Or ‘Tuscany trivia’, if you prefer. We’ve been back from our Italian holiday for just over 48 hours, and I wanted to capture the key things that made this holiday experience both personal and unique to us. As I noted in my iPhone photo journal, this was the third time we’ve holidayed in Tuscany, so although we were based in Montopoli sull’Arno, almost halfway between Florence and Pisa, both those major tourist traps were firmly off the agenda this time. Instead – and in no particular order – here are the small yet important minutiae from our week away that will be forever locked away in my treasure chest of memories.
1. Pedalling on top of Lucca’s wall
We travelled with old university friends – Robin and I lived together for a year, as did Anna and Heather – and our rag-tag collection of six children. I have to say that hiring a six-seater pedal car to ride up onto and along Lucca’s city wall – once a fortification, now a gentle pedestrian/bike promenade – wasn’t my idea of a gentle pre-lunch amble. After half an hour of sweaty leg-churning under an unforgiving midday sun in 35°C heat I think it’s fair to say I won’t be mistaken for Mark Cavendish or Chris Froome any time soon. However, the kids – that’s Toby and Isaac acting as useless ballast in the front – thought it was hilarious. Next time they can do the hard work!
2. A Tuscan feast
It was Heather’s 40th birthday while we were away. To mark the occasion we arranged to have caterers come in and cook up a celebratory lunch of traditional Tuscan dishes. It may have been seven courses, it may have been eight – we lost count and were past caring by then – but it was lovely not to have to travel further than our front terrace and for the kids to have the freedom to come and go as they pleased while the rest of us attended to the serious business of drinking chianti. We really should have done a ‘before’ and ‘after’ weigh-in – or maybe it’s just as well that we didn’t.
On the whole, we had a great time food-wise, including possibly the best antipasti and pasta dishes we have ever tasted while in Lucca, not to mention regular trips to a gelateria in search of a cooling ice cream. You can’t go wrong with pistachio or lemon, although if you’re feeling adventurous track down ‘puffo’ (the Italian for ‘smurf’), which is indeed smurf-blue and apparently tastes of either liquorice or bubble-gum.
3. He sings like Rihanna
Just like Isaac before him, Toby has suddenly developed a real love of music in the last few months. Unlike his brother, though, his sense of pitch is, shall we say, a little off. However, that doesn’t stop him launching into an increasingly wide array of pop songs with gusto, with his favourite being The Wanted’s ‘Walks Like Rihanna’. (Sing along. You know you want to.)
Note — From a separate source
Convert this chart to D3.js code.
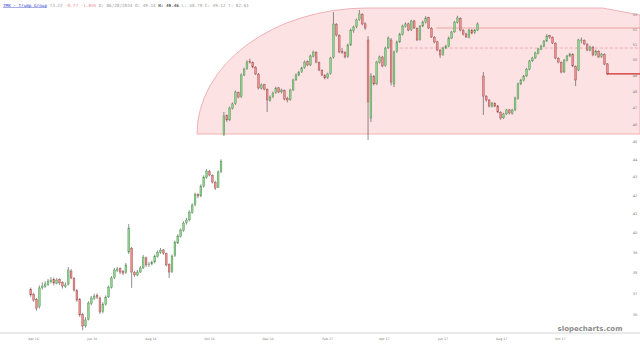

We had brought along a CD containing a playlist of the boys’ current favourite tracks, to which both Isaac and Toby would belt out the words to Walks Like Rihanna and other current hits from the back seat, with Kara cackling with delight alongside them. It certainly helped to pass many a journey up and down the Fi-Pi-Li (the highway connecting Florence, Pisa and Livorno) and brought a smile to our faces.
4. Wanna be in my gang, my gang, my gang?
The respective sets of children weren’t unfamiliar with each other but with ages ranging from 12 years to 15 months you never quite know how they will get on over an extended period. In the end, they all seemed to gel well in varying combinations.
Everyone looked out for Kara. Robin and Anna’s youngest and Isaac (who were born a week apart) spent the week locked together like an old married couple. And Toby hung out with both those two and his fellow middle sibling, even though the age difference between those two boys is more than five years.
It lightened the parenting burden considerably, and it was great to see them having fun together. In fact, I’d attribute Isaac’s breakthrough in learning to swim to the presence of having similar-aged friends to teach and encourage him all week.
There is something inordinately cute about watching your children sleep. And to observe them all sparked out in the car together – what Heather and I call the ‘trifecta’ – knowing that they’re exhausted from all the fun they’ve been having is particularly satisfying. One minute we’d be rolling along with me cursing the day Carly Rae Jepsen or Daft Punk were ever born, and the next there would be utter silence from the back other than Isaac’s (not so) gentle snoring. This was the back-seat tableau on more than one occasion during the week:
Even now, two days after getting home, they’re still recovering. I guess that’s one sign of a successful holiday.
6. The last word …
You know that campaign that Coca-Cola have been running? The one where every bottle has a name printed on it, and you’re encouraged to seek out appropriately named bottles and ‘Share with’ your friends? Well, here’s what I was greeted with when we turned up on our first day.
Sometimes – in fact, most times – it’s the little things that really matter. The things that turn a good holiday into a great one. For a variety of reasons – none of them to do with actual sightseeing – I’ll remember this holiday for a long time to come.